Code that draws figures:

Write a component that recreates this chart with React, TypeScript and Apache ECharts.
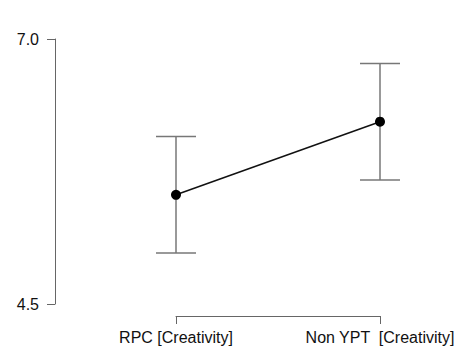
import React, { useEffect, useRef } from "react";
import * as echarts from "echarts";

const categories = ["RPC [Creativity]", "Non YPT  [Creativity]"];
const means = [5.53, 6.22];
const lowers = [4.98, 5.67];
const uppers = [6.08, 6.77];
const yTicks = [4.5, 7.0];

const FONT = "'Liberation Sans', Arial, sans-serif";

export default function App() {
  const ref = useRef<HTMLDivElement>(null);
  useEffect(() => {
    document.body.style.margin = "0";
    if (!ref.current) return;
    const chart = echarts.init(ref.current, null, { renderer: "svg" });
    const errData = categories.map((_, i) => [i, lowers[i], uppers[i]]);
    chart.setOption({
      animation: false,
      backgroundColor: "#ffffff",
      grid: { left: 176, right: 82, top: 39, bottom: 47, containLabel: false },
      xAxis: {
        type: "category",
        data: categories,
        boundaryGap: false,
        offset: 12,
        axisLine: { show: true, lineStyle: { color: "#666", width: 1 } },
        axisTick: { show: true, inside: false, length: 8, lineStyle: { color: "#666", width: 1 } },
        axisLabel: {
          interval: 0,
          margin: 13,
          color: "#111",
          fontSize: 16,
          fontFamily: FONT,
        },
        splitLine: { show: false },
      },
      yAxis: {
        type: "value",
        min: 4.5,
        max: 7.0,
        offset: 121,
        axisLine: { show: true, lineStyle: { color: "#666", width: 1 } },
        axisTick: {
          show: true,
          length: 8,
          customValues: yTicks,
          lineStyle: { color: "#666", width: 1 },
        },
        axisLabel: {
          customValues: yTicks,
          margin: 16,
          color: "#111",
          fontSize: 16,
          fontFamily: FONT,
          formatter: (v: number) => v.toFixed(1),
        },
        splitLine: { show: false },
      },
      series: [
        {
          type: "custom",
          clip: false,
          data: errData,
          encode: { x: 0, y: [1, 2] },
          z: 1,
          renderItem: (params: any, api: any) => {
            const i = api.value(0);
            const lo = api.coord([i, api.value(1)]);
            const hi = api.coord([i, api.value(2)]);
            const hw = 20;
            const style = { stroke: "#777", lineWidth: 1.5 };
            return {
              type: "group",
              children: [
                { type: "line", shape: { x1: hi[0], y1: hi[1], x2: lo[0], y2: lo[1] }, style },
                { type: "line", shape: { x1: hi[0] - hw, y1: hi[1], x2: hi[0] + hw, y2: hi[1] }, style },
                { type: "line", shape: { x1: lo[0] - hw, y1: lo[1], x2: lo[0] + hw, y2: lo[1] }, style },
              ],
            };
          },
        },
        {
          type: "line",
          data: means,
          clip: false,
          z: 3,
          symbol: "circle",
          symbolSize: 10,
          itemStyle: { color: "#000" },
          lineStyle: { color: "#111", width: 1.5 },
        },
      ],
    });
    return () => chart.dispose();
  }, []);
  return <div ref={ref} style={{ width: 462, height: 351 }} />;
}
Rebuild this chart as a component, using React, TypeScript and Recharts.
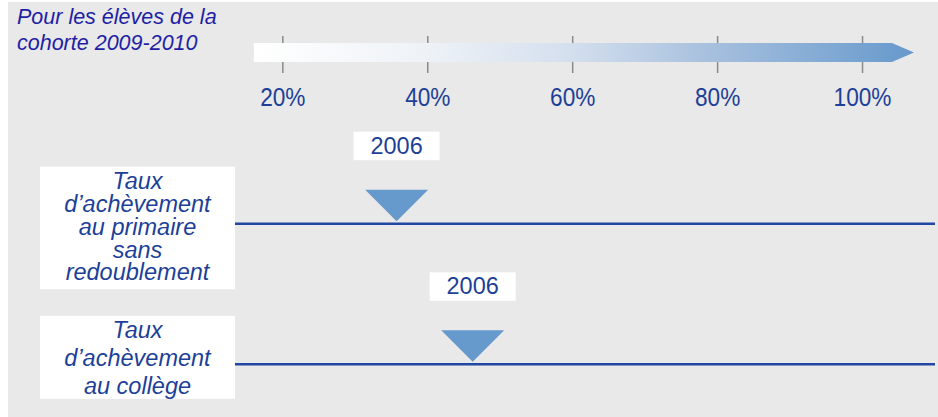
import React from 'react';
import { ScatterChart, Scatter, XAxis, YAxis, ReferenceLine, ReferenceArea } from 'recharts';

const TITLE_LINES = ['Pour les élèves de la', 'cohorte 2009-2010'];
const TICKS = [20, 40, 60, 80, 100];
const TICK_LABELS = ['20%', '40%', '60%', '80%', '100%'];
const X_DOMAIN = [13.4, 110];
const ARROW_RANGE = [16, 107.1];
const ROW_IDS = [1, 2];
const ROW_LABELS = [
  ['Taux', 'd’achèvement', 'au primaire', 'sans', 'redoublement'],
  ['Taux', 'd’achèvement', 'au collège'],
];
const MARKER_VALUES = [35.7, 46.2];
const MARKER_YEARS = ['2006', '2006'];

const W = 930;
const H = 415;
const PLOT_TOP = 41;
const FONT = '"Liberation Sans", Arial, sans-serif';
const TEXT_BLUE = '#1d3f98';
const LINE_BLUE = '#2146a3';
const MARK_BLUE = '#6699cc';

// per-row box geometry, relative to the row line
const ROW_LAYOUT = [
  { top: -57, bottom: 65.5, first: -34.5, lh: 22.8 },
  { top: -48.5, bottom: 34.5, first: -26.3, lh: 28 },
];

const data = MARKER_VALUES.map((v, i) => ({ x: v, y: ROW_IDS[i], year: MARKER_YEARS[i] }));

const XTick = (props: any) => {
  const { x, y, payload } = props;
  const idx = TICKS.indexOf(payload.value);
  return (
    <g>
      <line x1={x} x2={x} y1={y - 7} y2={y} stroke="#8a8a8a" strokeWidth={1.5} />
      <line x1={x} x2={x} y1={y + 19} y2={y + 30} stroke="#8a8a8a" strokeWidth={1.5} />
      {/* labels in the source are a bit condensed */}
      <g transform={`translate(${x},${y + 63}) scale(0.87,1)`}>
        <text x={0} y={0} textAnchor="middle" fontFamily={FONT} fontSize={26} fill={TEXT_BLUE}>
          {TICK_LABELS[idx]}
        </text>
      </g>
    </g>
  );
};

const YTick = (props: any) => {
  const { x, y, payload } = props;
  const i = ROW_IDS.indexOf(payload.value);
  const lay = ROW_LAYOUT[i];
  return (
    <g>
      <rect x={x - 195} y={y + lay.top} width={195} height={lay.bottom - lay.top} fill="#ffffff" />
      {ROW_LABELS[i].map((t, k) => (
        <text
          key={k}
          x={x - 97.5}
          y={y + lay.first + k * lay.lh}
          textAnchor="middle"
          fontFamily={FONT}
          fontStyle="italic"
          fontSize={23.5}
          fill={TEXT_BLUE}
        >
          {t}
        </text>
      ))}
    </g>
  );
};

const Arrow = (props: any) => {
  const { x, width } = props;
  const x2 = x + width;
  const top = PLOT_TOP;
  const bot = PLOT_TOP + 19;
  return (
    <g>
      <defs>
        <linearGradient id="scaleGrad" x1="0" x2="1" y1="0" y2="0">
          <stop offset="0" stopColor="#ffffff" />
          <stop offset="0.26" stopColor="#eef2f7" />
          <stop offset="0.48" stopColor="#d4dfee" />
          <stop offset="0.69" stopColor="#a7c0de" />
          <stop offset="1" stopColor="#6699cc" />
        </linearGradient>
      </defs>
      <polygon
        points={`${x},${top} ${x2 - 22},${top} ${x2},${(top + bot) / 2} ${x2 - 22},${bot} ${x},${bot}`}
        fill="url(#scaleGrad)"
      />
    </g>
  );
};

const Marker = (props: any) => {
  const { cx, cy, payload } = props;
  return (
    <g>
      <rect x={cx - 43} y={cy - 92} width={86} height={28.5} fill="#ffffff" />
      <text x={cx} y={cy - 70} textAnchor="middle" fontFamily={FONT} fontSize={23.5} fill={TEXT_BLUE}>
        {payload.year}
      </text>
      <polygon points={`${cx - 31.5},${cy - 34} ${cx + 31.5},${cy - 34} ${cx},${cy - 2.5}`} fill={MARK_BLUE} />
    </g>
  );
};

export default function App() {
  return (
    <div style={{ position: 'absolute', left: 8, top: 2, width: W, height: H, background: '#e9e9e9' }}>
      <ScatterChart width={W} height={H} margin={{ top: 0, right: 3, left: 0, bottom: 0 }}>
        <XAxis
          type="number"
          dataKey="x"
          orientation="top"
          domain={X_DOMAIN}
          ticks={TICKS}
          height={PLOT_TOP}
          axisLine={false}
          tickLine={false}
          tickSize={0}
          tickMargin={0}
          tick={<XTick />}
          allowDataOverflow
        />
        <YAxis
          type="number"
          dataKey="y"
          domain={[1, 2]}
          ticks={ROW_IDS}
          reversed
          width={227}
          padding={{ top: 180.7, bottom: 52.7 }}
          axisLine={false}
          tickLine={false}
          tickSize={0}
          tickMargin={0}
          tick={<YTick />}
        />
        <ReferenceArea x1={ARROW_RANGE[0]} x2={ARROW_RANGE[1]} shape={<Arrow />} />
        {ROW_IDS.map((r) => (
          <ReferenceLine key={r} y={r} stroke={LINE_BLUE} strokeWidth={2.5} />
        ))}
        <Scatter data={data} shape={<Marker />} isAnimationActive={false} />
      </ScatterChart>
      <div
        style={{
          position: 'absolute',
          left: 9,
          top: 3,
          fontFamily: FONT,
          fontStyle: 'italic',
          fontSize: 21.5,
          lineHeight: '25.7px',
          color: '#1f1fa5',
        }}
      >
        {TITLE_LINES.map((t, i) => (
          <div key={i}>{t}</div>
        ))}
      </div>
    </div>
  );
}
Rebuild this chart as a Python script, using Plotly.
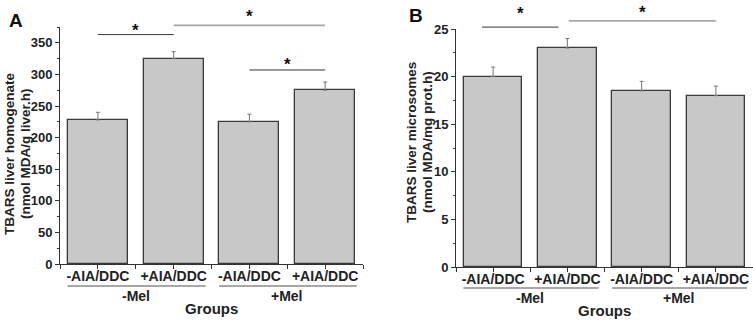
import plotly.graph_objects as go

# ---------------- data ----------------
categories = ["-AIA/DDC", "+AIA/DDC", "-AIA/DDC", "+AIA/DDC"]
groups = ["-Mel", "+Mel"]
homog_values = [228, 325, 225, 275]
homog_errors = [12, 11, 12, 13]
micro_values = [20, 23, 18.5, 18]
micro_errors = [1.0, 1.0, 1.0, 1.0]
# significance brackets: (from category, to category, line height, star height) in data units
homog_sig = [(0, 1, 363, 378), (1, 3, 377.5, 399), (2, 3, 307, 324)]
micro_sig = [(-0.15, 0.88, 25.2, 27.2), (1.02, 3.0, 25.85, 27.3)]

A_YMAX = 375
B_YMAX = 25

W, H = 753, 322
FONT = "Liberation Sans, Arial, sans-serif"
BAR_FILL = "#c8c8c8"
BAR_LINE = "#3a3a3a"
AX = "#333333"

# plot-area pixel boxes (left, right, top, bottom)
A_BOX = (60, 363, 27, 264)
B_BOX = (456, 753, 29, 267)


def dom_x(box):
    return [box[0] / W, box[1] / W]


def dom_y(box):
    return [(H - box[3]) / H, (H - box[2]) / H]


def px(box, cat):
    d = dom_x(box)
    return d[0] + (cat + 0.5) / len(categories) * (d[1] - d[0])


def py(box, val, ymax):
    d = dom_y(box)
    return d[0] + val / ymax * (d[1] - d[0])


def py_off(box, pixels_below):
    return (H - box[3] - pixels_below) / H


xpos = list(range(len(categories)))

fig = go.Figure()
for vals, errs, xa, ya in [(homog_values, homog_errors, "x", "y"),
                           (micro_values, micro_errors, "x2", "y2")]:
    fig.add_trace(go.Bar(
        x=xpos, y=vals, width=0.79,
        marker=dict(color=BAR_FILL, line=dict(color=BAR_LINE, width=1.3)),
        error_y=dict(type="data", array=errs, arrayminus=[0] * len(errs), symmetric=False,
                     color="#777777", thickness=1, width=2),
        xaxis=xa, yaxis=ya, showlegend=False, hoverinfo="skip"))

tickvals = [i * 0.5 - 0.5 for i in range(2 * len(categories) + 1)]
ticktext = ["" if (v % 1) else categories[int(v)] for v in tickvals]

xtickfont = dict(family=FONT, size=14, color="#222222", weight="bold")
ytickfont = dict(family=FONT, size=13, color="#222222", weight="bold")
common_x = dict(range=[-0.5, 3.5], tickvals=tickvals, ticktext=ticktext, ticks="outside",
                ticklen=4, tickcolor=AX, showline=True, linecolor=AX, linewidth=1,
                showgrid=False, zeroline=False, tickfont=xtickfont, automargin=False,
                ticklabelstandoff=-5)
common_y = dict(ticks="outside", ticklen=4, tickcolor=AX, showline=True, linecolor=AX,
                linewidth=1, showgrid=False, zeroline=False, tickfont=ytickfont, automargin=False)

fig.update_layout(
    template="none",
    width=W, height=H, margin=dict(l=0, r=0, t=0, b=0, pad=0),
    paper_bgcolor="white", plot_bgcolor="white", bargap=0, showlegend=False,
    xaxis=dict(domain=dom_x(A_BOX), anchor="y", **common_x),
    yaxis=dict(domain=dom_y(A_BOX), anchor="x", range=[0, A_YMAX], dtick=50,
               minor=dict(ticks="outside", ticklen=2, dtick=25, tickcolor=AX), **common_y),
    xaxis2=dict(domain=dom_x(B_BOX), anchor="y2", **common_x),
    yaxis2=dict(domain=dom_y(B_BOX), anchor="x2", range=[0, B_YMAX], dtick=5,
                minor=dict(ticks="outside", ticklen=2, dtick=2.5, tickcolor=AX), **common_y),
)

shapes = []
annots = []


def add_sig(sigs, box, ymax, dark_idx):
    for i, (a, b, h, s) in enumerate(sigs):
        dark = i in dark_idx
        col = "#333333" if dark else "#a8a8a8"
        lw = 1 if dark else 1.6
        yy = py(box, h, ymax)
        shapes.append(dict(type="line", xref="paper", yref="paper", x0=px(box, a), x1=px(box, b),
                           y0=yy, y1=yy, line=dict(color=col, width=lw)))
        annots.append(dict(xref="paper", yref="paper", x=px(box, (a + b) / 2), y=py(box, s, ymax),
                           text="*", showarrow=False, xanchor="center", yanchor="middle", yshift=-5,
                           font=dict(family=FONT, size=17, color="#111", weight="bold")))


add_sig(homog_sig, A_BOX, A_YMAX, {0, 2})
add_sig(micro_sig, B_BOX, B_YMAX, {0})


def add_groups(box, under_px, grp_px, groups_px):
    for g, (a, b) in enumerate([(0, 1), (2, 3)]):
        uy = py_off(box, under_px)
        shapes.append(dict(type="line", xref="paper", yref="paper", x0=px(box, a - 0.4),
                           x1=px(box, b + 0.42), y0=uy, y1=uy,
                           line=dict(color="#8a8a8a", width=1.3)))
        annots.append(dict(xref="paper", yref="paper", x=px(box, (a + b) / 2),
                           y=py_off(box, grp_px), text=groups[g], showarrow=False,
                           xanchor="center", yanchor="middle",
                           font=dict(family=FONT, size=14, color="#222", weight="bold")))
    annots.append(dict(xref="paper", yref="paper", x=px(box, 1.5), y=py_off(box, groups_px),
                       text="Groups", showarrow=False, xanchor="center", yanchor="middle",
                       font=dict(family=FONT, size=15, color="#222", weight="bold")))


add_groups(A_BOX, 22, 32, 44)
add_groups(B_BOX, 21, 31, 43)


def add_ytitle(lines, xs, ycenter):
    for t, xx in zip(lines, xs):
        annots.append(dict(xref="paper", yref="paper", x=xx / W, y=(H - ycenter) / H,
                           text=t, textangle=-90, showarrow=False,
                           xanchor="center", yanchor="middle",
                           font=dict(family=FONT, size=13.5, color="#222", weight="bold")))


add_ytitle(["TBARS liver homogenate", "(nmol MDA/g liver.h)"], [9, 25], 154)
add_ytitle(["TBARS liver microsomes", "(nmol MDA/mg prot.h)"], [411, 427], 142)

# panel letters
annots.append(dict(xref="paper", yref="paper", x=16 / W, y=(H - 21) / H, text="A",
                   showarrow=False, xanchor="center", yanchor="middle",
                   font=dict(family=FONT, size=19, color="#111", weight="bold")))
annots.append(dict(xref="paper", yref="paper", x=416 / W, y=(H - 16) / H, text="B",
                   showarrow=False, xanchor="center", yanchor="middle",
                   font=dict(family=FONT, size=19, color="#111", weight="bold")))

fig.update_layout(shapes=shapes, annotations=annots)
fig.write_html("out.html")
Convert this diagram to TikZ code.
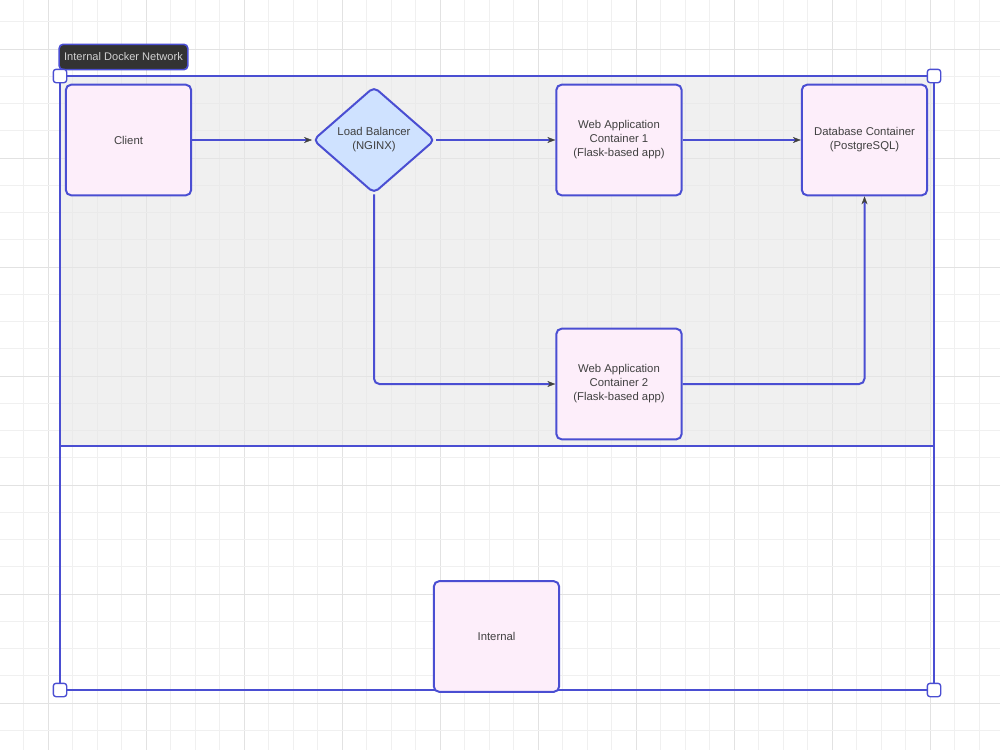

→ **Instruction**: From the records above, copy exactly the lines starting at the one with "Rebuild this chart as a component, using" and ending at the one with "const MARK_BLUE = '#6699cc';", and no others. Pictures stay out.

→ **Response to this exercise**:
Rebuild this chart as a component, using React, TypeScript and Recharts.
import React from 'react';
import { ScatterChart, Scatter, XAxis, YAxis, ReferenceLine, ReferenceArea } from 'recharts';

const TITLE_LINES = ['Pour les élèves de la', 'cohorte 2009-2010'];
const TICKS = [20, 40, 60, 80, 100];
const TICK_LABELS = ['20%', '40%', '60%', '80%', '100%'];
const X_DOMAIN = [13.4, 110];
const ARROW_RANGE = [16, 107.1];
const ROW_IDS = [1, 2];
const ROW_LABELS = [
  ['Taux', 'd’achèvement', 'au primaire', 'sans', 'redoublement'],
  ['Taux', 'd’achèvement', 'au collège'],
];
const MARKER_VALUES = [35.7, 46.2];
const MARKER_YEARS = ['2006', '2006'];

const W = 930;
const H = 415;
const PLOT_TOP = 41;
const FONT = '"Liberation Sans", Arial, sans-serif';
const TEXT_BLUE = '#1d3f98';
const LINE_BLUE = '#2146a3';
const MARK_BLUE = '#6699cc';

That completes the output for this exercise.